**WORK REQUIRED**
Every line of the data must be copied exactly.

——————————

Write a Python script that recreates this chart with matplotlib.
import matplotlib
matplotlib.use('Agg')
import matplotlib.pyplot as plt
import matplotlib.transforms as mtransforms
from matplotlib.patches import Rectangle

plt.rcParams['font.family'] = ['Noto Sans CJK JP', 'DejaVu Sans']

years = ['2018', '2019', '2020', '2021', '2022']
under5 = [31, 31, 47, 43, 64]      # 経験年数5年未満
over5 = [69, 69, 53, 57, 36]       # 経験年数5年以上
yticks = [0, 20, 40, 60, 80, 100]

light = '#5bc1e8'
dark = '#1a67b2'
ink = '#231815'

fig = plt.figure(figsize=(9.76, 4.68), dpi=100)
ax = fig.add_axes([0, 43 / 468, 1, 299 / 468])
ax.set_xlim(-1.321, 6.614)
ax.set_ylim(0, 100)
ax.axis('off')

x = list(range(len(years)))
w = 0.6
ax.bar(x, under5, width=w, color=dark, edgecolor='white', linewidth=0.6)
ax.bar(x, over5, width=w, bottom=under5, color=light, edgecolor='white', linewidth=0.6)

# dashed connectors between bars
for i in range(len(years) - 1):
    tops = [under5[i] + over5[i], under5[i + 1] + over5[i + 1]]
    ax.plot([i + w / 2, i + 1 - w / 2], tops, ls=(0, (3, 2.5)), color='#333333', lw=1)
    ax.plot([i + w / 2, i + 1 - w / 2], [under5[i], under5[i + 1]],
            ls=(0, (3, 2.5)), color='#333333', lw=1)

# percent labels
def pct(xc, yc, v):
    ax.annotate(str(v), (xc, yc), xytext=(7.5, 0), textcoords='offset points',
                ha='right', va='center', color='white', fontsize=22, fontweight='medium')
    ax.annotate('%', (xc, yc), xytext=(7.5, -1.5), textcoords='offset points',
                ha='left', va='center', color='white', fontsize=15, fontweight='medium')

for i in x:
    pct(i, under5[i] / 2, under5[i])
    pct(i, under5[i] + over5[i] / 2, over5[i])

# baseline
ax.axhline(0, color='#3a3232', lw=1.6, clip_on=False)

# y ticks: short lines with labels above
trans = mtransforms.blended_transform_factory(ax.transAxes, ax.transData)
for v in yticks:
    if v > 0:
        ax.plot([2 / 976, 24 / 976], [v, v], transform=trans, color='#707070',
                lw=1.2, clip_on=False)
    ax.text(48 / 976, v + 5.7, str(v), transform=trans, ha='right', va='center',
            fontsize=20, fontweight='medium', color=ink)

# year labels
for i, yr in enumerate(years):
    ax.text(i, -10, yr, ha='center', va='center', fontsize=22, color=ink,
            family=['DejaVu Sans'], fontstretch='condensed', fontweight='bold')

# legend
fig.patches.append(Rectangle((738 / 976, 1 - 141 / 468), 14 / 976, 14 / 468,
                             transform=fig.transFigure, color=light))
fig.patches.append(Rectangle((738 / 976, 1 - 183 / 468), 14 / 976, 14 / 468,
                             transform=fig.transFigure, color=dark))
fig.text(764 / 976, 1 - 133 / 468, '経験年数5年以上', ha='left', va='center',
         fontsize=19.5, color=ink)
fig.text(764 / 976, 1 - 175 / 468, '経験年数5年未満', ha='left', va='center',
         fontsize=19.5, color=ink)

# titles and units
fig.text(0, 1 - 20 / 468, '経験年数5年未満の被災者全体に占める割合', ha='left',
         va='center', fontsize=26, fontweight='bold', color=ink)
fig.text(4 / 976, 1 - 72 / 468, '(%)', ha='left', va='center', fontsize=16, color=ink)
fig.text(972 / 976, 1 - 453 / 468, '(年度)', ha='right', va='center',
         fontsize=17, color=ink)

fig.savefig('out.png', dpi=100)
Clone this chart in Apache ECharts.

——————————

**RESULT OF THE EXERCISE**
Write a Python script that recreates this chart with matplotlib.
import matplotlib
matplotlib.use('Agg')
import matplotlib.pyplot as plt
import matplotlib.transforms as mtransforms
from matplotlib.patches import Rectangle

plt.rcParams['font.family'] = ['Noto Sans CJK JP', 'DejaVu Sans']

years = ['2018', '2019', '2020', '2021', '2022']
under5 = [31, 31, 47, 43, 64]      # 経験年数5年未満
over5 = [69, 69, 53, 57, 36]       # 経験年数5年以上
yticks = [0, 20, 40, 60, 80, 100]

light = '#5bc1e8'
dark = '#1a67b2'
ink = '#231815'

fig = plt.figure(figsize=(9.76, 4.68), dpi=100)
ax = fig.add_axes([0, 43 / 468, 1, 299 / 468])
ax.set_xlim(-1.321, 6.614)
ax.set_ylim(0, 100)
ax.axis('off')

x = list(range(len(years)))
w = 0.6
ax.bar(x, under5, width=w, color=dark, edgecolor='white', linewidth=0.6)
ax.bar(x, over5, width=w, bottom=under5, color=light, edgecolor='white', linewidth=0.6)

# dashed connectors between bars
for i in range(len(years) - 1):
    tops = [under5[i] + over5[i], under5[i + 1] + over5[i + 1]]
    ax.plot([i + w / 2, i + 1 - w / 2], tops, ls=(0, (3, 2.5)), color='#333333', lw=1)
    ax.plot([i + w / 2, i + 1 - w / 2], [under5[i], under5[i + 1]],
            ls=(0, (3, 2.5)), color='#333333', lw=1)

# percent labels
def pct(xc, yc, v):
    ax.annotate(str(v), (xc, yc), xytext=(7.5, 0), textcoords='offset points',
                ha='right', va='center', color='white', fontsize=22, fontweight='medium')
    ax.annotate('%', (xc, yc), xytext=(7.5, -1.5), textcoords='offset points',
                ha='left', va='center', color='white', fontsize=15, fontweight='medium')

for i in x:
    pct(i, under5[i] / 2, under5[i])
    pct(i, under5[i] + over5[i] / 2, over5[i])

# baseline
ax.axhline(0, color='#3a3232', lw=1.6, clip_on=False)

# y ticks: short lines with labels above
trans = mtransforms.blended_transform_factory(ax.transAxes, ax.transData)
for v in yticks:
    if v > 0:
        ax.plot([2 / 976, 24 / 976], [v, v], transform=trans, color='#707070',
                lw=1.2, clip_on=False)
    ax.text(48 / 976, v + 5.7, str(v), transform=trans, ha='right', va='center',
            fontsize=20, fontweight='medium', color=ink)

# year labels
for i, yr in enumerate(years):
    ax.text(i, -10, yr, ha='center', va='center', fontsize=22, color=ink,
            family=['DejaVu Sans'], fontstretch='condensed', fontweight='bold')

# legend
fig.patches.append(Rectangle((738 / 976, 1 - 141 / 468), 14 / 976, 14 / 468,
                             transform=fig.transFigure, color=light))
fig.patches.append(Rectangle((738 / 976, 1 - 183 / 468), 14 / 976, 14 / 468,
                             transform=fig.transFigure, color=dark))
fig.text(764 / 976, 1 - 133 / 468, '経験年数5年以上', ha='left', va='center',
         fontsize=19.5, color=ink)
fig.text(764 / 976, 1 - 175 / 468, '経験年数5年未満', ha='left', va='center',
         fontsize=19.5, color=ink)

# titles and units
fig.text(0, 1 - 20 / 468, '経験年数5年未満の被災者全体に占める割合', ha='left',
         va='center', fontsize=26, fontweight='bold', color=ink)
fig.text(4 / 976, 1 - 72 / 468, '(%)', ha='left', va='center', fontsize=16, color=ink)
fig.text(972 / 976, 1 - 453 / 468, '(年度)', ha='right', va='center',
         fontsize=17, color=ink)

fig.savefig('out.png', dpi=100)
Clone this chart in Apache ECharts.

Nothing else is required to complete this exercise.